Quem é padre Zezinho

Padre José dos Reis Naves, é natural de Nova Ponte (MG). Ordenou-se no Seminário São José, em Uberaba, pelo clero diocesano. Sua primeira paróquia foi Santa Juliana, de onde seguiu para Conquista, onde estava há oito anos. "Nesse tempo mostrou-se incansável, equilibrado e cativou a todos por sua presteza em ajudar o seu rebanho no aspecto espiritual e até corporal e procurou impor-se, não pela força que o cargo lhe poderia conferir, mas pelo exemplo da caridade", disse o prof. Dimas, mostrando também o lado de realizador de obras de Pe. Zezinho.
"Além da conclusão da reforma da Matriz, foram dezessete construções ao longo de oito anos, uma média de duas anualmente. Conheça algumas: a casa da sopa, no bairro do Rosário, que fornece refeições abundante e nutritiva todos os sábados para mais de 120 pessoas carentes; o Centro Pastoral, destinado a reuniões, encontros, trabalhos pastorais, atividades de estudo, catequese e a Escolinha da Fé; o Clube de Mães, construído para que as famílias carentes obtenham um novo meio de sustento, e de renda através de cursos de corte e costura, pintura e, tecido e telas, bordado a máquina, crochê, montagem de calçados, etc; restauração das capelas do Asilo S. Vicente e dos bairros, com missas semanais e também na zona rural.
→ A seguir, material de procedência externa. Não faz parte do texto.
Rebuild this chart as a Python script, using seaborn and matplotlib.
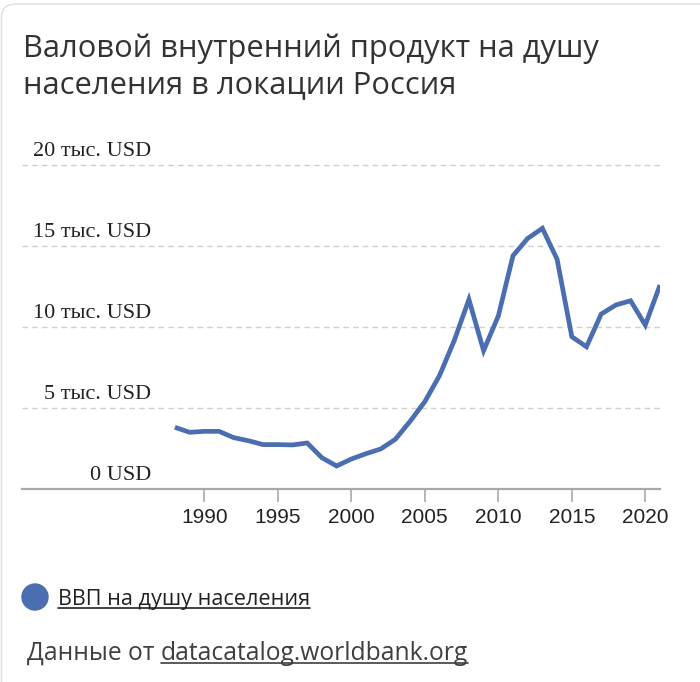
import matplotlib
matplotlib.use("Agg")
import matplotlib.pyplot as plt
import seaborn as sns
import pandas as pd
from matplotlib.patches import Circle, FancyBboxPatch
from matplotlib.lines import Line2D

years = list(range(1988, 2022))
gdp_k = [3.81, 3.50, 3.56, 3.56, 3.17, 2.98, 2.74, 2.74, 2.72, 2.84,
         1.93, 1.42, 1.85, 2.18, 2.47, 3.07, 4.18, 5.39, 7.00, 9.16,
         11.70, 8.54, 10.68, 14.40, 15.47, 16.09, 14.18, 9.40, 8.78, 10.80,
         11.36, 11.62, 10.12, 12.59]
ytick_vals = [0, 5, 10, 15, 20]
ytick_labels = ["0 USD", "5 тыс. USD", "10 тыс. USD", "15 тыс. USD", "20 тыс. USD"]
xtick_vals = [1990, 1995, 2000, 2005, 2010, 2015, 2020]
title_lines = ["Валовой внутренний продукт на душу", "населения в локации Россия"]
legend_label = "ВВП на душу населения"
source_prefix = "Данные от "
source_link = "datacatalog.worldbank.org"

df = pd.DataFrame({"year": years, "gdp": gdp_k})

sns.set_theme(style="white")
plt.rcParams['font.family'] = ['Open Sans', 'DejaVu Sans']

W, H = 700, 682
fig = plt.figure(figsize=(W / 100, H / 100), dpi=100)

def px(x, y):
    return x / W, 1 - y / H

# card border (only top/left visible)
fig.add_artist(FancyBboxPatch((1.5 / W, -0.2), 1.3, 1.2 - 4 / H,
                              boxstyle="round,pad=0,rounding_size=0.02",
                              transform=fig.transFigure, fill=False,
                              edgecolor="#e2e2e2", linewidth=1.2))

ax_left, ax_right = 22, 660
y0, ypx = 489, 16.2
ytop = 20.5
ax_top = y0 - ytop * ypx
ax = fig.add_axes([ax_left / W, 1 - y0 / H, (ax_right - ax_left) / W, (y0 - ax_top) / H])

sns.lineplot(data=df, x="year", y="gdp", ax=ax, color="#4A6EB0", linewidth=3.4,
             solid_joinstyle="miter", solid_capstyle="butt", legend=False)

xmin = 1990 - (204.3 - ax_left) / 14.7
xmax = 2020 + (ax_right - 645.3) / 14.7
ax.set_xlim(xmin, xmax)
ax.set_ylim(0, ytop)

for s in ["top", "right", "left"]:
    ax.spines[s].set_visible(False)
ax.spines["bottom"].set_color("#a8a8a8")
ax.spines["bottom"].set_linewidth(1.6)

for v in ytick_vals[1:]:
    ax.axhline(v, color="#cfcfcf", linewidth=1.0, linestyle=(0, (4, 3)), zorder=0)

ax.set_yticks([])
ax.set_xticks(xtick_vals)
ax.set_xticklabels([str(v) for v in xtick_vals], fontfamily="Liberation Sans",
                   fontsize=15, color="#222222")
ax.tick_params(axis="x", direction="out", length=9, width=1.2, color="#a8a8a8",
               pad=5, bottom=True)
ax.set_xlabel("")
ax.set_ylabel("")

lab_x = (151 - ax_left) / (ax_right - ax_left)
for v, lab in zip(ytick_vals, ytick_labels):
    ax.text(lab_x, v + 9 / ypx, lab, transform=ax.get_yaxis_transform(),
            ha="right", va="baseline", fontfamily="Liberation Serif",
            fontsize=16, color="#222222")

# title
fig.text(*px(23, 57), title_lines[0], ha="left", va="baseline", fontsize=22.2,
         color="#333333")
fig.text(*px(23, 93), title_lines[1], ha="left", va="baseline", fontsize=22.2,
         color="#333333")

# legend
fig.add_artist(Circle((35 / 100, (H - 597) / 100), 0.13,
                      transform=fig.dpi_scale_trans, color="#4A6EB0"))
leg_t = fig.text(*px(58, 605), legend_label, ha="left", va="baseline",
                 fontsize=15.6, color="#222222")

src1 = fig.text(*px(27, 660), source_prefix, ha="left", va="baseline",
                fontsize=17.7, color="#3c4043")
fig.canvas.draw()
r = fig.canvas.get_renderer()
bb = src1.get_window_extent(r)
src2 = fig.text(bb.x1 / W, 1 - 660 / H, source_link, ha="left", va="baseline",
                fontsize=17.7, color="#3c4043")
fig.canvas.draw()

def underline(t, ypix, color):
    b = t.get_window_extent(r)
    fig.add_artist(Line2D([b.x0 / W, b.x1 / W], [1 - ypix / H, 1 - ypix / H],
                          transform=fig.transFigure, color=color, linewidth=1.2))

underline(leg_t, 608, "#222222")
underline(src2, 663, "#3c4043")

fig.savefig("out.png", dpi=100)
As pastorais foram reativadas ou instituídas, abrangendo todos os segmentos da sociedade (pastoral familiar, do batismo, da criança, da terceira idade, da acolhida, da juventude, carcerária e da saúde)", citou.
Segundo o professor, Pe. Zezinho entende que caridade não deve ser confundida com altruísmo. "Assim, por exemplo, não basta doar alimentos para a casa da sopa, é preciso engajar-se, ir até a Casa e ajudar efetivamente no preparo e distribuição e se misturar com o povo, só assim se é exemplo”, concluiu.
Para Daniel Amatângelo, coordenador do Conselho Pastoral Paroquial, não sabe como vai ficar de agora pra frente. "Foi uma perda muito grande, não só para a comunidade católica, mas pra toda a nossa cidade. Agora, vamos esperar em Deus, pra ver no que vai dar", disse.

O novo padre de Conquista

Padre Paulo Ferreira assume a paróquia de Conquista. Ele vem de Conceição das Alagoas e isso nos leva a questionar, se trata realmente de uma transferência ou de uma simples troca. E, se foi troca, por quê? O certo é que a comunidade católica não foi consultada e na audiência com o arcebispo ele disse: 'se o povo for consultado no que se refere à transferência de padres, essas transferências deixam de existir'. Foram essas as palavras dele. Quanto a nós, achamos o contrário, existem inúmeros casos públicos e notórios em que se o povo fosse ouvido, a transferência do padre seria imediata.

Aceitação do novo padre

A população está profundamente revoltada, descontente. Acreditamos num esfriamento espiritual, porque Pe. Zezinho foi buscando as ovelhas desgarradas que agora ficam sem o seu pastor. Há um risco de desaparecimento de movimentos e pastorais, porque esses grupos de lideranças foram taxados de rebeldes, revoltosos. Dom Roque disse que esses grupos são grupos que não participam da vida da Igreja e chamou-nos de grupos de pressão. Muitos líderes renunciarão aos seus cargos na paróquia.